Но нет, в «маскераде», скорее, спокойно. Спектакль построен на фронтальных мизансценах. Балетмейстер-постановщик Анна Гилунова (или сам режиссер?) подбавляет зрелищности, используя уж совсем плоские метафоры: сознание Евгения мутится от ревности, и за спиной его являются дамы и кавалеры в масках, их кисти рук изображают сердце, куда, по-видимому, залез червь сомнения. Есть иные, и даже эффектные эпизоды: на авансцене на подсвеченных стульях понтирующие игроки обсуждают жизнь общества и на ключевые слова ритмично бросают карты в зал.

Но все же первое место в номинации «помощь зрителю» занимает музыкальное оформление Валентина Дёмина, подсказывающее всем в зале, где нужно плакать и сострадать.
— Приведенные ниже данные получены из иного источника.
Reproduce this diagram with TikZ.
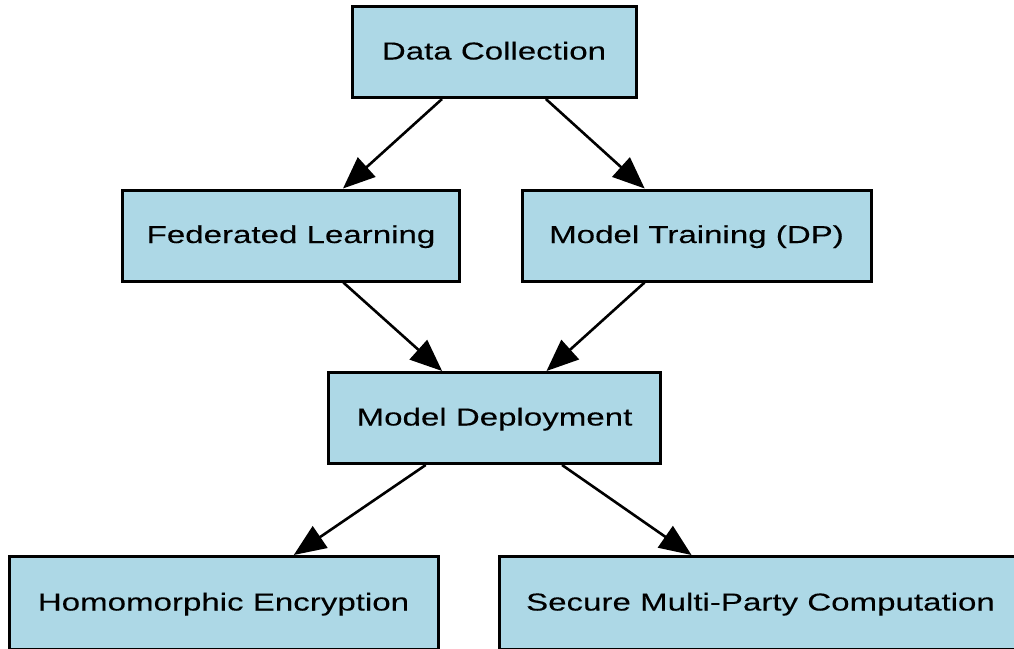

Но почему-то зал все больше смеялся. До него не доходили странные диалоги и монологи героев позапрошлого столетия с их непонятным кодексом чести и вроде бы бурными страстями. И это, конечно же, результат поверхностной манеры игры, музыкальных и режиссерских подпорок, в которых лермонтовский «Маскарад» не нуждается. Здесь не работают банальные приемы - тут место или «высокому штилю», или врубелевскому символизму.

Да, «Маскарад» это не милый сердцу казачий лубок, и не пропагандистская акция, и не отчет директора о деятельности кубанских театров в 2019 году перед участниками XXXII региональной конференции «Единой России».